Washington affirme que le président Vladimir a été mal renseigné par ses grands adjoints, les chefs des services de renseignement et ceux des armées. Cela est possible car il semble que ces subordonnés ne voulaient pas s’opposer à l’idée que le président se faisait de la situation tout simplement pour conserver leur poste voir leur liberté. Dans les faits, ils lui auraient transmis ce qu’il voulait entendre ( il n’y a pas qu’en Russie que ce phénomène existe) :
. la plupart des Ukrainiens allaient accueillir les forces russes en « frères » ;
. la défense antiaérienne ukrainienne serait rapidement neutralisée laissant la maîtrise du ciel à l’aviation russe qui pourrait appuyer les troupes au sol au plus près ;
. l’armée russe forte de ses expériences récentes (Géorgie, Crimée, Syrie) était en état de vaincre rapidement son homologue ukrainienne (qui n’avait pas opposé de résistance en 2014 lors de la prise de la Crimée par les « petits bonhommes verts »)(1).
. l’Occident en général et l’OTAN en particulier ne parviendraient pas à opposer un front uni en raison des intérêts économiques divergents et vitaux pour certains pays.
…/…
Les deux choses où il ne semble pas s’être trompé :
. c’est qu’après avoir muselé brutalement toute forme d’opposition et s’être livré à une propagande débridée présentant la Russie comme la « victime » d’un complot international « nazi », 83% de la population des Russes approuvent son action et 69% pensent que le pays va dans la bonne direction (contre 48% en décembre)(2) ; dans ces conditions, un putsch intérieur est difficile à réaliser ses auteurs pouvant être victimes de la vindicte populaire ;
. qu’en dehors de l’Occident, du Japon et la Corée du Sud, aucun dirigeant ne s’est précipité pour déclencher des sanctions économiques contre la Russie.

Et l’avenir ?

Dans ces conditions, il est extrêmement difficile de prévoir l’avenir, discipline qui relève plus des cartomanciennes que des analystes en géopolitique.
La guerre devrait durer « un certain temps », Poutine ne pouvant lâcher le morceau alors que les Occidentaux veulent le traîner devant une juridiction internationale pour crimes de guerre.
Or il a encore de la réserve en hommes et matériels (selon Global Fire Power, 850.000 personnels sont sous les drapeaux – même si 300.000 sont des appelés qui théoriquement ne sont pas engagés -, 250.000 sont des réservistes et 250.000 des paramilitaires). De plus, l’état de guerre n’a pas été décrété. Ce dernier permettrait une mobilisation générale.
Des phases de négociations et de concessions – ces dernières étant souvent plus fausses que vraies – puis d’offensives vont perdurer.

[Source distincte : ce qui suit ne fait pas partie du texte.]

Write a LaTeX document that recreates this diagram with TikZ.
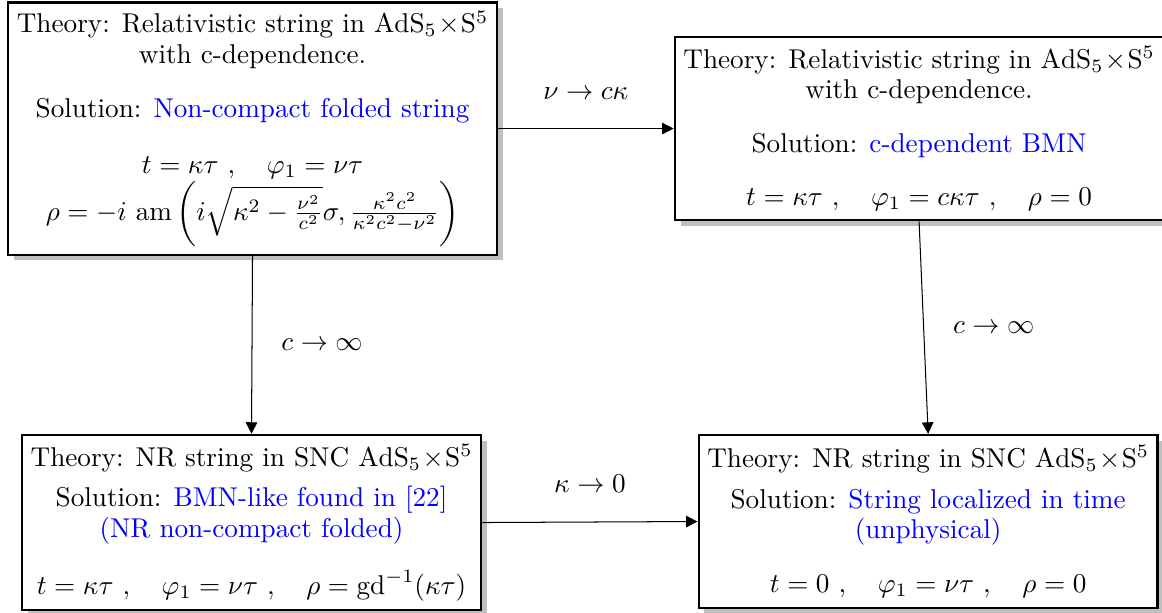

À terme, la Russie sortira très affaiblie de cette guerre mais également l’Europe qui aura été impactée par l’effet boomerang des sanctions.
Il est possible qu’il y ait d’immenses mouvements de protestation dans les pays qui vont voir le prix des matières premières considérablement augmenter (toutes les révolutions ont commencé avec l’augmentation du prix du pain).
Les seuls gagnants seront les États-Unis qui non seulement ne subiront presqu’aucune conséquence à domicile mais qui, en plus, seront devenu le marché (import et export) incontournable pour la vieille Europe.
La Chine jouera le même rôle vis-à-vis de la Russie négociant – à ses conditions – l’achat de produits et de matières premières dont elle est friande. Moins connu, ce devrait être elle qui va prendre la place des entreprises européennes qui ont été obligées de quitter le pays…
Il n’est pas possible de faire de pronostic pour la malheureuse Ukraine dont l’avenir dépend du sort des armes. Il est pour l’instant indécis.

1. La faible volonté de combattre des Ukrainiens en 2014 a sans doute influencé le jugement de Poutine qui a pu penser qu’il allait en être de même en 2022.
2. Source : Anna Colin Lededev, Maître de conférence à l’Université Paris Nanterre. Elle parle de « fièvre qui peut tuer ou retomber très vite ». Il semble que la jeunesse russe est plus partagée.